I will forever be mysteriously mystified by how spirit works, and how we are moved by the power of spirit when we let go of trying to create the perfect moment and world.
I embody the blessings and extension of the power of my light and the dark.
As I moved further into my contemplation of the experience during my time at Métis Crossing Lodge a new truth emerges. What had finally been released was anger, not fear. I had made a decision years ago that moved me into self-hate and fear. I believed for too long I didn’t deserve a good life, or good things, and that I should have to suffer. I had to travel full circle with suffering to accept that it’s okay to accept the gifts, the beauty of being alive, and enjoy living a full life.
Through all of this journey I realized many times I have been terrified of making a wrong choice. I turned my power down in my own life because when I embodied the fullness of my own spirit and energy I would feel rage, anger, and a need to protect. I know that feeling of being attacked, simply because of what I am and that it’s not always understood. I should be changed. Sadness created the ripples and I feared my own dark goddess energy. Now I see, and understand that I need all to exist in a world where everything does exist. Looking into the windows of old buildings is like looking deep into the eyes of another.
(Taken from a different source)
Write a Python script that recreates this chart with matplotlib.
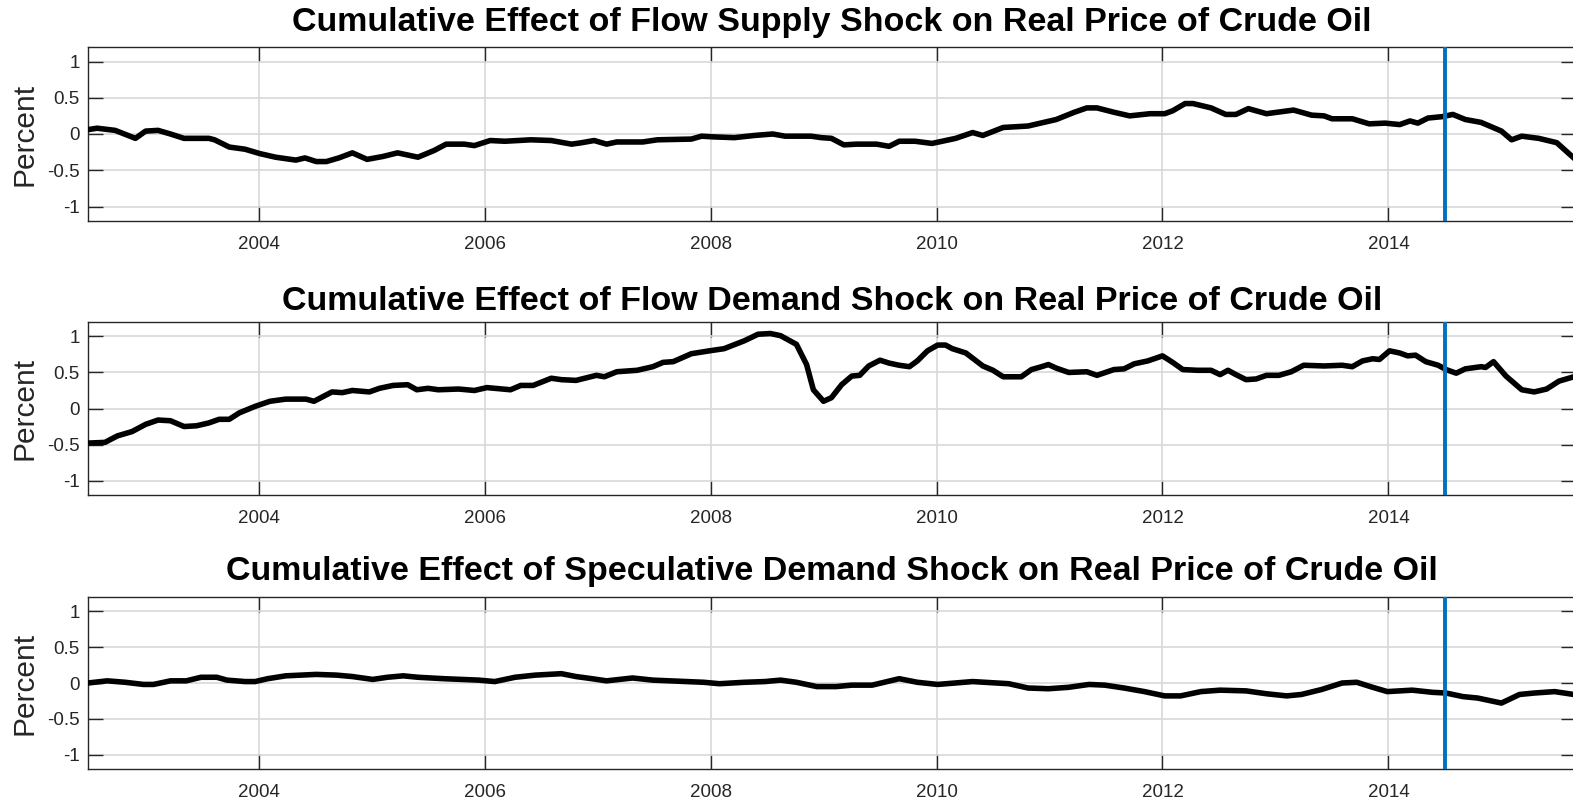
import matplotlib
matplotlib.use("Agg")
import matplotlib.pyplot as plt
import numpy as np

plt.rcParams['font.family'] = ['Liberation Sans', 'DejaVu Sans']

# decimal year / percent
supply_t = [2002.49, 2002.57, 2002.73, 2002.91, 2003.00, 2003.11, 2003.22, 2003.34, 2003.56, 2003.61,
            2003.74, 2003.88, 2004.01, 2004.15, 2004.33, 2004.41, 2004.51, 2004.60, 2004.71, 2004.83,
            2004.96, 2005.10, 2005.23, 2005.41, 2005.55, 2005.66, 2005.82, 2005.91, 2006.05, 2006.18,
            2006.41, 2006.59, 2006.77, 2006.86, 2006.97, 2007.08, 2007.17, 2007.40, 2007.53, 2007.83,
            2007.92, 2008.03, 2008.21, 2008.39, 2008.55, 2008.66, 2008.89, 2008.98, 2009.07, 2009.18,
            2009.29, 2009.47, 2009.58, 2009.67, 2009.81, 2009.96, 2010.17, 2010.32, 2010.41, 2010.59,
            2010.81, 2011.06, 2011.22, 2011.33, 2011.42, 2011.57, 2011.71, 2011.89, 2012.02, 2012.09,
            2012.20, 2012.27, 2012.43, 2012.56, 2012.65, 2012.76, 2012.92, 2013.16, 2013.32, 2013.43,
            2013.50, 2013.68, 2013.83, 2013.97, 2014.10, 2014.19, 2014.26, 2014.35, 2014.48, 2014.57,
            2014.68, 2014.82, 2015.00, 2015.09, 2015.18, 2015.33, 2015.49, 2015.64]
supply_v = [0.06, 0.08, 0.05, -0.06, 0.04, 0.05, 0.00, -0.06, -0.06, -0.08,
            -0.18, -0.21, -0.27, -0.32, -0.36, -0.33, -0.38, -0.38, -0.33, -0.26,
            -0.35, -0.31, -0.26, -0.32, -0.23, -0.14, -0.14, -0.16, -0.09, -0.10,
            -0.08, -0.09, -0.14, -0.12, -0.09, -0.14, -0.11, -0.11, -0.08, -0.07,
            -0.03, -0.04, -0.05, -0.02, 0.00, -0.03, -0.03, -0.05, -0.06, -0.15,
            -0.14, -0.14, -0.17, -0.10, -0.10, -0.13, -0.06, 0.02, -0.02, 0.09,
            0.11, 0.20, 0.30, 0.36, 0.36, 0.30, 0.25, 0.28, 0.28, 0.32,
            0.42, 0.42, 0.36, 0.27, 0.27, 0.35, 0.28, 0.33, 0.26, 0.25,
            0.21, 0.21, 0.14, 0.15, 0.13, 0.18, 0.15, 0.22, 0.24, 0.27,
            0.20, 0.16, 0.04, -0.08, -0.03, -0.06, -0.12, -0.33]

demand_t = [2002.49, 2002.64, 2002.75, 2002.88, 2003.00, 2003.11, 2003.22, 2003.34, 2003.45, 2003.56,
            2003.65, 2003.74, 2003.83, 2003.97, 2004.10, 2004.24, 2004.37, 2004.42, 2004.49, 2004.65,
            2004.74, 2004.83, 2004.98, 2005.07, 2005.19, 2005.32, 2005.40, 2005.50, 2005.59, 2005.77,
            2005.91, 2006.02, 2006.23, 2006.32, 2006.43, 2006.59, 2006.68, 2006.81, 2006.99, 2007.06,
            2007.17, 2007.35, 2007.49, 2007.58, 2007.67, 2007.83, 2007.99, 2008.12, 2008.30, 2008.42,
            2008.53, 2008.62, 2008.76, 2008.85, 2008.91, 2009.00, 2009.07, 2009.16, 2009.25, 2009.32,
            2009.40, 2009.50, 2009.58, 2009.67, 2009.76, 2009.83, 2009.92, 2010.01, 2010.08, 2010.14,
            2010.26, 2010.41, 2010.50, 2010.59, 2010.75, 2010.84, 2010.93, 2010.99, 2011.06, 2011.17,
            2011.33, 2011.42, 2011.57, 2011.66, 2011.75, 2011.87, 2012.00, 2012.09, 2012.18, 2012.31,
            2012.43, 2012.51, 2012.58, 2012.65, 2012.74, 2012.83, 2012.92, 2013.03, 2013.14, 2013.25,
            2013.43, 2013.59, 2013.68, 2013.77, 2013.86, 2013.92, 2014.01, 2014.10, 2014.17, 2014.24,
            2014.33, 2014.44, 2014.51, 2014.60, 2014.68, 2014.82, 2014.86, 2014.93, 2015.04, 2015.18,
            2015.29, 2015.40, 2015.51, 2015.64]
demand_v = [-0.48, -0.47, -0.38, -0.32, -0.22, -0.16, -0.17, -0.25, -0.24, -0.20,
            -0.15, -0.15, -0.06, 0.03, 0.10, 0.13, 0.13, 0.13, 0.10, 0.23,
            0.22, 0.25, 0.23, 0.28, 0.32, 0.33, 0.26, 0.28, 0.26, 0.27,
            0.25, 0.29, 0.26, 0.32, 0.32, 0.42, 0.40, 0.39, 0.46, 0.44,
            0.51, 0.53, 0.58, 0.64, 0.65, 0.76, 0.80, 0.83, 0.94, 1.03,
            1.04, 1.01, 0.89, 0.61, 0.26, 0.10, 0.15, 0.33, 0.45, 0.46,
            0.59, 0.67, 0.63, 0.60, 0.58, 0.66, 0.80, 0.88, 0.88, 0.83,
            0.77, 0.59, 0.53, 0.44, 0.44, 0.54, 0.58, 0.61, 0.56, 0.50,
            0.51, 0.46, 0.54, 0.55, 0.62, 0.66, 0.73, 0.64, 0.54, 0.53,
            0.53, 0.47, 0.53, 0.47, 0.40, 0.41, 0.46, 0.46, 0.51, 0.60,
            0.59, 0.60, 0.58, 0.66, 0.69, 0.68, 0.80, 0.77, 0.73, 0.74,
            0.65, 0.60, 0.54, 0.49, 0.55, 0.58, 0.57, 0.65, 0.45, 0.26,
            0.23, 0.27, 0.38, 0.44]

spec_t = [2002.49, 2002.66, 2002.82, 2002.98, 2003.07, 2003.22, 2003.36, 2003.49, 2003.63, 2003.72,
          2003.88, 2003.97, 2004.08, 2004.24, 2004.51, 2004.69, 2004.83, 2005.01, 2005.14, 2005.28,
          2005.41, 2005.64, 2005.95, 2006.09, 2006.27, 2006.45, 2006.68, 2006.81, 2006.95, 2007.08,
          2007.31, 2007.49, 2007.94, 2008.08, 2008.30, 2008.48, 2008.62, 2008.76, 2008.94, 2009.11,
          2009.25, 2009.43, 2009.67, 2009.83, 2010.01, 2010.32, 2010.64, 2010.81, 2010.99, 2011.17,
          2011.35, 2011.49, 2011.66, 2011.84, 2012.02, 2012.16, 2012.34, 2012.51, 2012.74, 2012.92,
          2013.10, 2013.23, 2013.41, 2013.59, 2013.72, 2013.86, 2013.99, 2014.21, 2014.39, 2014.51,
          2014.66, 2014.79, 2015.00, 2015.16, 2015.29, 2015.47, 2015.64]
spec_v = [0.00, 0.03, 0.01, -0.02, -0.02, 0.03, 0.03, 0.08, 0.08, 0.04,
          0.02, 0.02, 0.06, 0.10, 0.12, 0.11, 0.09, 0.05, 0.08, 0.10,
          0.08, 0.06, 0.04, 0.02, 0.08, 0.11, 0.13, 0.09, 0.06, 0.03,
          0.07, 0.04, 0.01, -0.01, 0.01, 0.02, 0.04, 0.01, -0.05, -0.05,
          -0.03, -0.03, 0.06, 0.01, -0.02, 0.02, -0.01, -0.07, -0.08, -0.06,
          -0.02, -0.03, -0.07, -0.12, -0.18, -0.18, -0.12, -0.10, -0.11, -0.15,
          -0.18, -0.16, -0.09, 0.00, 0.01, -0.06, -0.12, -0.10, -0.13, -0.14,
          -0.19, -0.21, -0.28, -0.16, -0.14, -0.12, -0.16]

titles = ["Cumulative Effect of Flow Supply Shock on Real Price of Crude Oil",
          "Cumulative Effect of Flow Demand Shock on Real Price of Crude Oil",
          "Cumulative Effect of Speculative Demand Shock on Real Price of Crude Oil"]
series = [(supply_t, supply_v), (demand_t, demand_v), (spec_t, spec_v)]
yticks = [-1, -0.5, 0, 0.5, 1]
ytick_labels = ["-1", "-0.5", "0", "0.5", "1"]
xticks = [2004, 2006, 2008, 2010, 2012, 2014]
marker_year = 2014.5

W, H = 1573, 802
fig = plt.figure(figsize=(W / 100, H / 100), dpi=100)

# axes boxes in pixels: (top, bottom), and title baselines
boxes = [(47, 221), (322, 495), (597, 769)]
title_base = [31, 310, 580]
left_px, right_px = 88, 1576
dark = "#262626"

for (top, bot), tb, title, (t, v) in zip(boxes, title_base, titles, series):
    ax = fig.add_axes([left_px / W, 1 - bot / H, (right_px - left_px) / W, (bot - top) / H])
    ax.plot(t, v, color="black", lw=4.0, solid_joinstyle="round", zorder=3)
    ax.axvline(marker_year, color="#0072BD", lw=2.8, zorder=4)
    ax.set_xlim(2002.49, 2015.66)
    ax.set_ylim(-1.2, 1.2)
    ax.set_yticks(yticks)
    ax.set_yticklabels(ytick_labels)
    ax.set_xticks(xticks)
    ax.grid(True, color="#d8d8d8", lw=1.2)
    ax.set_axisbelow(True)
    ax.tick_params(direction="in", length=11, width=1, colors=dark, labelsize=13.5,
                   top=True, right=True)
    ax.tick_params(axis="x", pad=10.5)
    ax.tick_params(axis="y", pad=6)
    for s in ax.spines.values():
        s.set_color(dark)
        s.set_linewidth(1.0)
    fig.text((left_px + right_px) / 2 / W, 1 - tb / H, title, fontsize=24.5,
             fontweight="bold", color="black", ha="center", va="baseline")
    ax.set_ylabel("Percent", fontsize=21.5, color=dark)
    ax.yaxis.set_label_coords(-0.033, 0.5)

fig.savefig("out.png", dpi=100)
It is like looking into the soul.
There is so much more to share, but remember this, you don’t ever have to create, or step into the experience, that others expect you to create. If you simply allow yourself to show up in this world and relinquished control, the magic will appear. That is more beautiful than trying to create the false pretense of happiness. Life makes me smile because it’s filled with surprises. I have never seen a fuchsia sunflower and that made my heart smile.
If you stop doubting and fearing your own feelings and thoughts, you may realize your experiences can be so much more than you can possibly imagine. There is joy even in the messiness. Just look at these cute little pigs. I gave them apples and their presence and cuteness filled my heart with joy!